The well-known plus and minus optical cats may be considered "cats of order two (C2)." The first new cat in P&K's infinite series of kaleidoscopic cats may be labeled "cats of order three (C3)." Cats of order three are constructed by adding particular cats with different kinds of dead/aliveness along directions that are separated by 120 degrees (similar to the Mercedes emblem). A caricature of the P&K "three cat" might look like this:

Quantum optical trinity cats in Dirac ket notation.
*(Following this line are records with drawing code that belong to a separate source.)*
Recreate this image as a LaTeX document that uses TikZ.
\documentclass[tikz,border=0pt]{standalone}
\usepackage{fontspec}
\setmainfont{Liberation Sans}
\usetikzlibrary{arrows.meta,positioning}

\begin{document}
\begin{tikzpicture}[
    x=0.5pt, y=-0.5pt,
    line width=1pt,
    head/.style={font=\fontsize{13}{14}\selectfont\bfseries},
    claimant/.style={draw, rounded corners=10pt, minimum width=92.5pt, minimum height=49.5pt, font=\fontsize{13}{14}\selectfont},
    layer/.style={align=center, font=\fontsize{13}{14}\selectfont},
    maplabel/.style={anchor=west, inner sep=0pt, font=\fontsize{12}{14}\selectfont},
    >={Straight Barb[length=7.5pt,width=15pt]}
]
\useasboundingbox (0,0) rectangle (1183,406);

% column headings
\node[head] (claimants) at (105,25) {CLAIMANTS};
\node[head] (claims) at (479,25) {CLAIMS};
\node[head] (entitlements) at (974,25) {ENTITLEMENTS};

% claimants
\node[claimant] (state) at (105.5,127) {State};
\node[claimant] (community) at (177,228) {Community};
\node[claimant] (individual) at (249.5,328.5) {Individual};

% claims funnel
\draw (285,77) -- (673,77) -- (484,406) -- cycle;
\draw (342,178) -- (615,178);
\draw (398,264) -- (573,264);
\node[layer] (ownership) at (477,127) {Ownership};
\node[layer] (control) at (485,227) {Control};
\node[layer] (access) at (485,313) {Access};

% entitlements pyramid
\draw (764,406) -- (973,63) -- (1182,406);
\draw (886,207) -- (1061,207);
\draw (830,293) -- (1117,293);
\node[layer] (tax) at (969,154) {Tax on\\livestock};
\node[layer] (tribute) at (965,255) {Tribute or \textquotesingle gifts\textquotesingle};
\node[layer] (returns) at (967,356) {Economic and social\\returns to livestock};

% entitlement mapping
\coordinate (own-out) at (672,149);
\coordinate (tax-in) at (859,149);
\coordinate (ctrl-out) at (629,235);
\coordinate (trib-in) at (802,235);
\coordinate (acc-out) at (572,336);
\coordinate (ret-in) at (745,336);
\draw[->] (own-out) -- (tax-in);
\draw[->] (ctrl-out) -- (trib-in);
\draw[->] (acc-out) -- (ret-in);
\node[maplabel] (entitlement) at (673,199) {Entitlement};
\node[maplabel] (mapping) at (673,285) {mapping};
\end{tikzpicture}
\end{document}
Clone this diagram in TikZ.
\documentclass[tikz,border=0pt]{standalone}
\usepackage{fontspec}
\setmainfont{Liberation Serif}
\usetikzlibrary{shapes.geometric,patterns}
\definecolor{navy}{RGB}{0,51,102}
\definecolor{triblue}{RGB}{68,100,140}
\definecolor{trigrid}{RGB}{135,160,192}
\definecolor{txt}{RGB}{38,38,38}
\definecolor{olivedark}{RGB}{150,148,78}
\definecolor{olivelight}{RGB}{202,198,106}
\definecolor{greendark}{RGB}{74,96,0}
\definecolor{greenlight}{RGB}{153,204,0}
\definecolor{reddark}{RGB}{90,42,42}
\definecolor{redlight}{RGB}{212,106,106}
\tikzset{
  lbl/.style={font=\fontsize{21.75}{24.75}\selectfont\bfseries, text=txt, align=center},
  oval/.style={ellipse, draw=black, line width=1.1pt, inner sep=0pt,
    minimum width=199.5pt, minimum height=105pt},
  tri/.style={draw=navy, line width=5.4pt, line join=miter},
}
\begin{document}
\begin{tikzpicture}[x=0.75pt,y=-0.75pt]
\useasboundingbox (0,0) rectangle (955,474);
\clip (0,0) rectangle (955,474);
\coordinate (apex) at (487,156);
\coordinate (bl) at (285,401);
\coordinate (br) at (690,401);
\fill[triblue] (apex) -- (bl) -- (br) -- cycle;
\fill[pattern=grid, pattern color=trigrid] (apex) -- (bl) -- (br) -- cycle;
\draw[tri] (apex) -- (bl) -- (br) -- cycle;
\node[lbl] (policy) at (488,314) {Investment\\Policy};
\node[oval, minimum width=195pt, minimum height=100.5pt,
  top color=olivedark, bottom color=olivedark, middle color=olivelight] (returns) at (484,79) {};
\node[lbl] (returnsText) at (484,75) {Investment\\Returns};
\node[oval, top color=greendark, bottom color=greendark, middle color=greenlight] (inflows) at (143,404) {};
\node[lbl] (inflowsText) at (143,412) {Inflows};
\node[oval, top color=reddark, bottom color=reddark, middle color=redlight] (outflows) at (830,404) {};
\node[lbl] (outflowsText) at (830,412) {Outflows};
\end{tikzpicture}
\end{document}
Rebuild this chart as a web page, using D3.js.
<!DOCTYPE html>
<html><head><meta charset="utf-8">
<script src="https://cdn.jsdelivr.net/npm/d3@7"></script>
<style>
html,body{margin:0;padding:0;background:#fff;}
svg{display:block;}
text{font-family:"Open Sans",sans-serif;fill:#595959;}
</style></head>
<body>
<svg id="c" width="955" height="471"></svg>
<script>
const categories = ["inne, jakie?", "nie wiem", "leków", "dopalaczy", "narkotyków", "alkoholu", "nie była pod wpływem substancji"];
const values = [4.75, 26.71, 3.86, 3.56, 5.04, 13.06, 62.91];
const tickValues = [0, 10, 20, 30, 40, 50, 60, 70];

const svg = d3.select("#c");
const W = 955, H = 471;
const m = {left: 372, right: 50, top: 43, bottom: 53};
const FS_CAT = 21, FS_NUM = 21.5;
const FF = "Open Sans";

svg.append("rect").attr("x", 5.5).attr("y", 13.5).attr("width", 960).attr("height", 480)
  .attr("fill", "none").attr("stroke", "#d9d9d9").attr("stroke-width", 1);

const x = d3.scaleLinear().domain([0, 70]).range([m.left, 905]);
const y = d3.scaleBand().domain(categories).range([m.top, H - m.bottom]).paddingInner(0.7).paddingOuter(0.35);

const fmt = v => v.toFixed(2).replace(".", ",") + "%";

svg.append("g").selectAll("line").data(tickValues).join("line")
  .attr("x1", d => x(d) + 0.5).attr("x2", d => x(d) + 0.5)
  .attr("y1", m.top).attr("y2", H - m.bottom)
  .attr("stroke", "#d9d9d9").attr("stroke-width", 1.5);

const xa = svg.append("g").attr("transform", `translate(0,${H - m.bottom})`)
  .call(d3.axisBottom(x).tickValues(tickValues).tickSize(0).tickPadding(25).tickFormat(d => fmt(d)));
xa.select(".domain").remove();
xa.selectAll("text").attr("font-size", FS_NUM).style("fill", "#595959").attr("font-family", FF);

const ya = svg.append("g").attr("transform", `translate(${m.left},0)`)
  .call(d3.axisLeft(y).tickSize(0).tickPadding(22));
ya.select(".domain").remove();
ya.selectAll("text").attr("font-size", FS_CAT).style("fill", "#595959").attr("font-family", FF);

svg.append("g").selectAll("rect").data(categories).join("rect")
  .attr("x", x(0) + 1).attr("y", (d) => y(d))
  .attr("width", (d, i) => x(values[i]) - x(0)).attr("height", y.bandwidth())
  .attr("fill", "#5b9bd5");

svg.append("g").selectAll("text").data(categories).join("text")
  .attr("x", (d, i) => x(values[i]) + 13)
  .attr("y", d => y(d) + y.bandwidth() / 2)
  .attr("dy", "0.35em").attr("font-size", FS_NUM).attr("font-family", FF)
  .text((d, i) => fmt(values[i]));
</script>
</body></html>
Or, in keeping with the kaleidoscopic metaphor, C3 could look like this:

Three-fold kaleidoscopic optical Schrödinger's Cat (artist's conception)
Pashaev and Koçak go on to show how kaleidoscopic optical Schrödinger Cats of any order can be constructed, depending on which angle you tilt your mathematical mirrors. On its own terms, theirs is a simple but beautiful achievement of pure mathematics. But the authors go further and show how their kaleidoscopic optical cats may someday find a practical use in quantum computing -- each order of cat representing a different number of quantum bits. Thus, if I am not mistaken, the eighth-order cat (octopussy?) can encode eight quantum bits, the same byte size as the ancient Altair computer and many of its successors.

As a poetic reprieve from so much gratuitous quantum math, this may be a good place to quote British mystic William Blake from a letter to his friend Thomas Butts:

Now I a fourfold vision see
And a fourfold vision is given to me
Tis fourfold in supreme delight
And three-fold in soft Beulah's night
And twofold Always. May God us keep
From Single vision & Newton's sleep.